EXERCISE GOAL
Transcribe all of the material below word for word and leave out its pictures.

[start]

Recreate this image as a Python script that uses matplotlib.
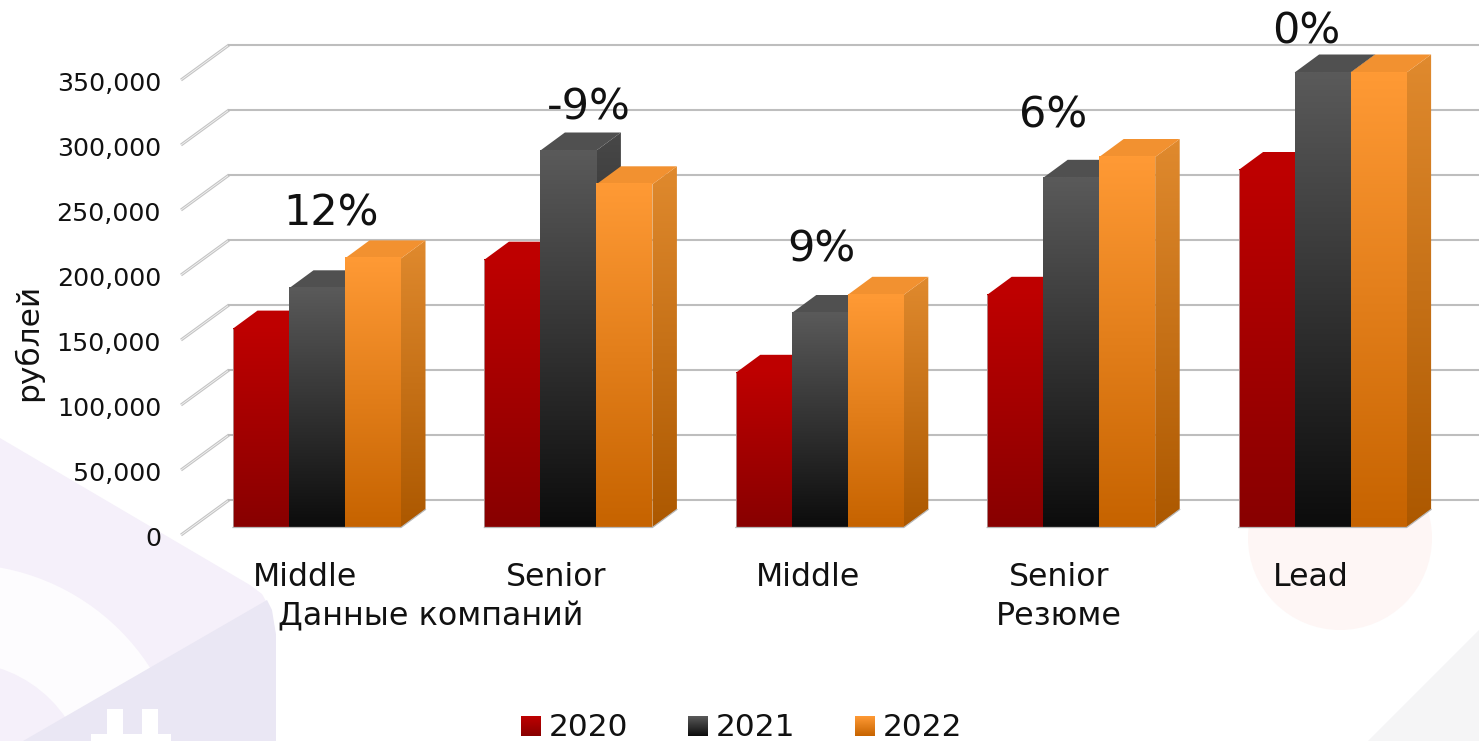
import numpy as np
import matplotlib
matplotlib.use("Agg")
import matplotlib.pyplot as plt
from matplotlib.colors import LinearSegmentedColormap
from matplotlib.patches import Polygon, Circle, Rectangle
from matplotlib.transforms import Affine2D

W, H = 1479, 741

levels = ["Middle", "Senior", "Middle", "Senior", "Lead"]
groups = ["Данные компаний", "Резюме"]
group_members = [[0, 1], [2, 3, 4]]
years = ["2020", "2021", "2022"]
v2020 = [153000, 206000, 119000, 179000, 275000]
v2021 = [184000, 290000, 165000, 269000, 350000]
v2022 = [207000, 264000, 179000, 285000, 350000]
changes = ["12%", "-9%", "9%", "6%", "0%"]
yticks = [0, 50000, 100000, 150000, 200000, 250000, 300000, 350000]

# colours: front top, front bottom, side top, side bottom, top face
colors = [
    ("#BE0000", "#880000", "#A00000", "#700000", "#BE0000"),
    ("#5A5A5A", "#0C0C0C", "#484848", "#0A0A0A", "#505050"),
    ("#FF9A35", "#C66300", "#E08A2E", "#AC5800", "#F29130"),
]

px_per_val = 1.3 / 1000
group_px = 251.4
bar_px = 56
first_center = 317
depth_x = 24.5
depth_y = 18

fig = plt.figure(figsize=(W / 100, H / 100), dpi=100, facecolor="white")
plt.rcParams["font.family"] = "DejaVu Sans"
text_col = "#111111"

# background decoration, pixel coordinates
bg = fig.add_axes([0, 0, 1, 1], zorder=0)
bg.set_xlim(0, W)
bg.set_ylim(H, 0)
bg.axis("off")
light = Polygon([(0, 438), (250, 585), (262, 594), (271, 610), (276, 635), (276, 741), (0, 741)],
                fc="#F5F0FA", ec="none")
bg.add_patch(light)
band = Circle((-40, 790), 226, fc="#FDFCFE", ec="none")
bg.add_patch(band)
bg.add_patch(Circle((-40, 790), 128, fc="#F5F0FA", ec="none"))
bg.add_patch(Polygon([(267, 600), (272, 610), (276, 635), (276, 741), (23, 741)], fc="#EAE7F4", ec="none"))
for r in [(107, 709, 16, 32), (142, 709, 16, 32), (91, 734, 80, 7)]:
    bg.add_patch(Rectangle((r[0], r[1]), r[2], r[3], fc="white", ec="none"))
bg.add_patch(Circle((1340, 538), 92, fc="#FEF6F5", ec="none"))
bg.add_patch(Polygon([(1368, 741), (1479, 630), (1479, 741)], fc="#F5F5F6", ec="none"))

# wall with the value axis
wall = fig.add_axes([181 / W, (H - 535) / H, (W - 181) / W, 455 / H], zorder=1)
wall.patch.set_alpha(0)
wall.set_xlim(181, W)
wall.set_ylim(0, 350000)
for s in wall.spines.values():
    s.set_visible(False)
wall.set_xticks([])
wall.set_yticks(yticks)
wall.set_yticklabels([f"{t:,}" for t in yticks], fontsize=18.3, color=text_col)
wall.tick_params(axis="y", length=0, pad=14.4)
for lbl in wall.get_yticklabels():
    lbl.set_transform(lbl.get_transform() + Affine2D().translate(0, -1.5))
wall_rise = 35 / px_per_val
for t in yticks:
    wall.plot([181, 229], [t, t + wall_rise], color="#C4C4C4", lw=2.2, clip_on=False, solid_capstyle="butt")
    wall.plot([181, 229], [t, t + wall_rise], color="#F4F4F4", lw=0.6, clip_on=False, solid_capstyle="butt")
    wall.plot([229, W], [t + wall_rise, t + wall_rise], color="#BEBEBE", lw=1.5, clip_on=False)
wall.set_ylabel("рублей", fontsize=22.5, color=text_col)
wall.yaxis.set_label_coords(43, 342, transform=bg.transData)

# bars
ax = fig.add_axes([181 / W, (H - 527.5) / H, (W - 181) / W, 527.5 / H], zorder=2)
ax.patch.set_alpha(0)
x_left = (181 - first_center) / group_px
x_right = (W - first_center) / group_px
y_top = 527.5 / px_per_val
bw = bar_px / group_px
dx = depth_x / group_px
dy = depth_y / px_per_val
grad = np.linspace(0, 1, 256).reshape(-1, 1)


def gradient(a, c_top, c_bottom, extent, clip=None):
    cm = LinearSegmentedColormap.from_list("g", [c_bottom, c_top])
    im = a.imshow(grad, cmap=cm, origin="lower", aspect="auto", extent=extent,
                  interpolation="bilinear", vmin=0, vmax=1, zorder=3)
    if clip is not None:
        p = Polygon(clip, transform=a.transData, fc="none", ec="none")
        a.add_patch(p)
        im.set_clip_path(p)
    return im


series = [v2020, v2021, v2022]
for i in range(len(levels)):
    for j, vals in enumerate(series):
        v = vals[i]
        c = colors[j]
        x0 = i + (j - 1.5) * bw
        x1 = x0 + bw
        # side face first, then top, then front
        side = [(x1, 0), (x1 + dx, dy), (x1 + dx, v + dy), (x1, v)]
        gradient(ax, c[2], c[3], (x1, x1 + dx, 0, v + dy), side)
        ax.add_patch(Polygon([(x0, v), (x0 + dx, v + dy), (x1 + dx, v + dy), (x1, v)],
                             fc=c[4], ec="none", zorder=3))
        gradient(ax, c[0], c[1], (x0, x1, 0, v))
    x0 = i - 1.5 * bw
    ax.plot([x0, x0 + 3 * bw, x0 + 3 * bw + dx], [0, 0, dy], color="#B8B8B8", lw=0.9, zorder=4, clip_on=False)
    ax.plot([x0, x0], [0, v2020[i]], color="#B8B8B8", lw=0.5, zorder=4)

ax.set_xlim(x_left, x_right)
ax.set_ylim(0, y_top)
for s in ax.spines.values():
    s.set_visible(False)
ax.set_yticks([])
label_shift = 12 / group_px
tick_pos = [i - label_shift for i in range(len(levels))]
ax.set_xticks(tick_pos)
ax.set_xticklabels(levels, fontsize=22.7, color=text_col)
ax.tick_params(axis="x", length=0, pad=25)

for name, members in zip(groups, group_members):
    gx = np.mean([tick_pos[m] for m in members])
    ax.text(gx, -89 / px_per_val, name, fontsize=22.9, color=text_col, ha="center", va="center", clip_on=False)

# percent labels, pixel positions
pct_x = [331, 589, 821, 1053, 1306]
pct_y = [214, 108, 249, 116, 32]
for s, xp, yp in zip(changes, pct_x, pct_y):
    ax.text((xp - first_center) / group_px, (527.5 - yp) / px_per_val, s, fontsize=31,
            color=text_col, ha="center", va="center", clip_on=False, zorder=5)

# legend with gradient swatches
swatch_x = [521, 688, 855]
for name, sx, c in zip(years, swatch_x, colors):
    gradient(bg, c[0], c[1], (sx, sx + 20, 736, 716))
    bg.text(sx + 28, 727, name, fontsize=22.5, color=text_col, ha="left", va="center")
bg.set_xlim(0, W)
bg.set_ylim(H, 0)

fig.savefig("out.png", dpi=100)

[end]

RESULT OF THIS TASK
Recreate this image as a Python script that uses matplotlib.
import numpy as np
import matplotlib
matplotlib.use("Agg")
import matplotlib.pyplot as plt
from matplotlib.colors import LinearSegmentedColormap
from matplotlib.patches import Polygon, Circle, Rectangle
from matplotlib.transforms import Affine2D

W, H = 1479, 741

levels = ["Middle", "Senior", "Middle", "Senior", "Lead"]
groups = ["Данные компаний", "Резюме"]
group_members = [[0, 1], [2, 3, 4]]
years = ["2020", "2021", "2022"]
v2020 = [153000, 206000, 119000, 179000, 275000]
v2021 = [184000, 290000, 165000, 269000, 350000]
v2022 = [207000, 264000, 179000, 285000, 350000]
changes = ["12%", "-9%", "9%", "6%", "0%"]
yticks = [0, 50000, 100000, 150000, 200000, 250000, 300000, 350000]

# colours: front top, front bottom, side top, side bottom, top face
colors = [
    ("#BE0000", "#880000", "#A00000", "#700000", "#BE0000"),
    ("#5A5A5A", "#0C0C0C", "#484848", "#0A0A0A", "#505050"),
    ("#FF9A35", "#C66300", "#E08A2E", "#AC5800", "#F29130"),
]

px_per_val = 1.3 / 1000
group_px = 251.4
bar_px = 56
first_center = 317
depth_x = 24.5
depth_y = 18

fig = plt.figure(figsize=(W / 100, H / 100), dpi=100, facecolor="white")
plt.rcParams["font.family"] = "DejaVu Sans"
text_col = "#111111"

# background decoration, pixel coordinates
bg = fig.add_axes([0, 0, 1, 1], zorder=0)
bg.set_xlim(0, W)
bg.set_ylim(H, 0)
bg.axis("off")
light = Polygon([(0, 438), (250, 585), (262, 594), (271, 610), (276, 635), (276, 741), (0, 741)],
                fc="#F5F0FA", ec="none")
bg.add_patch(light)
band = Circle((-40, 790), 226, fc="#FDFCFE", ec="none")
bg.add_patch(band)
bg.add_patch(Circle((-40, 790), 128, fc="#F5F0FA", ec="none"))
bg.add_patch(Polygon([(267, 600), (272, 610), (276, 635), (276, 741), (23, 741)], fc="#EAE7F4", ec="none"))
for r in [(107, 709, 16, 32), (142, 709, 16, 32), (91, 734, 80, 7)]:
    bg.add_patch(Rectangle((r[0], r[1]), r[2], r[3], fc="white", ec="none"))
bg.add_patch(Circle((1340, 538), 92, fc="#FEF6F5", ec="none"))
bg.add_patch(Polygon([(1368, 741), (1479, 630), (1479, 741)], fc="#F5F5F6", ec="none"))

# wall with the value axis
wall = fig.add_axes([181 / W, (H - 535) / H, (W - 181) / W, 455 / H], zorder=1)
wall.patch.set_alpha(0)
wall.set_xlim(181, W)
wall.set_ylim(0, 350000)
for s in wall.spines.values():
    s.set_visible(False)
wall.set_xticks([])
wall.set_yticks(yticks)
wall.set_yticklabels([f"{t:,}" for t in yticks], fontsize=18.3, color=text_col)
wall.tick_params(axis="y", length=0, pad=14.4)
for lbl in wall.get_yticklabels():
    lbl.set_transform(lbl.get_transform() + Affine2D().translate(0, -1.5))
wall_rise = 35 / px_per_val
for t in yticks:
    wall.plot([181, 229], [t, t + wall_rise], color="#C4C4C4", lw=2.2, clip_on=False, solid_capstyle="butt")
    wall.plot([181, 229], [t, t + wall_rise], color="#F4F4F4", lw=0.6, clip_on=False, solid_capstyle="butt")
    wall.plot([229, W], [t + wall_rise, t + wall_rise], color="#BEBEBE", lw=1.5, clip_on=False)
wall.set_ylabel("рублей", fontsize=22.5, color=text_col)
wall.yaxis.set_label_coords(43, 342, transform=bg.transData)

# bars
ax = fig.add_axes([181 / W, (H - 527.5) / H, (W - 181) / W, 527.5 / H], zorder=2)
ax.patch.set_alpha(0)
x_left = (181 - first_center) / group_px
x_right = (W - first_center) / group_px
y_top = 527.5 / px_per_val
bw = bar_px / group_px
dx = depth_x / group_px
dy = depth_y / px_per_val
grad = np.linspace(0, 1, 256).reshape(-1, 1)


def gradient(a, c_top, c_bottom, extent, clip=None):
    cm = LinearSegmentedColormap.from_list("g", [c_bottom, c_top])
    im = a.imshow(grad, cmap=cm, origin="lower", aspect="auto", extent=extent,
                  interpolation="bilinear", vmin=0, vmax=1, zorder=3)
    if clip is not None:
        p = Polygon(clip, transform=a.transData, fc="none", ec="none")
        a.add_patch(p)
        im.set_clip_path(p)
    return im


series = [v2020, v2021, v2022]
for i in range(len(levels)):
    for j, vals in enumerate(series):
        v = vals[i]
        c = colors[j]
        x0 = i + (j - 1.5) * bw
        x1 = x0 + bw
        # side face first, then top, then front
        side = [(x1, 0), (x1 + dx, dy), (x1 + dx, v + dy), (x1, v)]
        gradient(ax, c[2], c[3], (x1, x1 + dx, 0, v + dy), side)
        ax.add_patch(Polygon([(x0, v), (x0 + dx, v + dy), (x1 + dx, v + dy), (x1, v)],
                             fc=c[4], ec="none", zorder=3))
        gradient(ax, c[0], c[1], (x0, x1, 0, v))
    x0 = i - 1.5 * bw
    ax.plot([x0, x0 + 3 * bw, x0 + 3 * bw + dx], [0, 0, dy], color="#B8B8B8", lw=0.9, zorder=4, clip_on=False)
    ax.plot([x0, x0], [0, v2020[i]], color="#B8B8B8", lw=0.5, zorder=4)

ax.set_xlim(x_left, x_right)
ax.set_ylim(0, y_top)
for s in ax.spines.values():
    s.set_visible(False)
ax.set_yticks([])
label_shift = 12 / group_px
tick_pos = [i - label_shift for i in range(len(levels))]
ax.set_xticks(tick_pos)
ax.set_xticklabels(levels, fontsize=22.7, color=text_col)
ax.tick_params(axis="x", length=0, pad=25)

for name, members in zip(groups, group_members):
    gx = np.mean([tick_pos[m] for m in members])
    ax.text(gx, -89 / px_per_val, name, fontsize=22.9, color=text_col, ha="center", va="center", clip_on=False)

# percent labels, pixel positions
pct_x = [331, 589, 821, 1053, 1306]
pct_y = [214, 108, 249, 116, 32]
for s, xp, yp in zip(changes, pct_x, pct_y):
    ax.text((xp - first_center) / group_px, (527.5 - yp) / px_per_val, s, fontsize=31,
            color=text_col, ha="center", va="center", clip_on=False, zorder=5)

# legend with gradient swatches
swatch_x = [521, 688, 855]
for name, sx, c in zip(years, swatch_x, colors):
    gradient(bg, c[0], c[1], (sx, sx + 20, 736, 716))
    bg.text(sx + 28, 727, name, fontsize=22.5, color=text_col, ha="left", va="center")
bg.set_xlim(0, W)
bg.set_ylim(H, 0)

fig.savefig("out.png", dpi=100)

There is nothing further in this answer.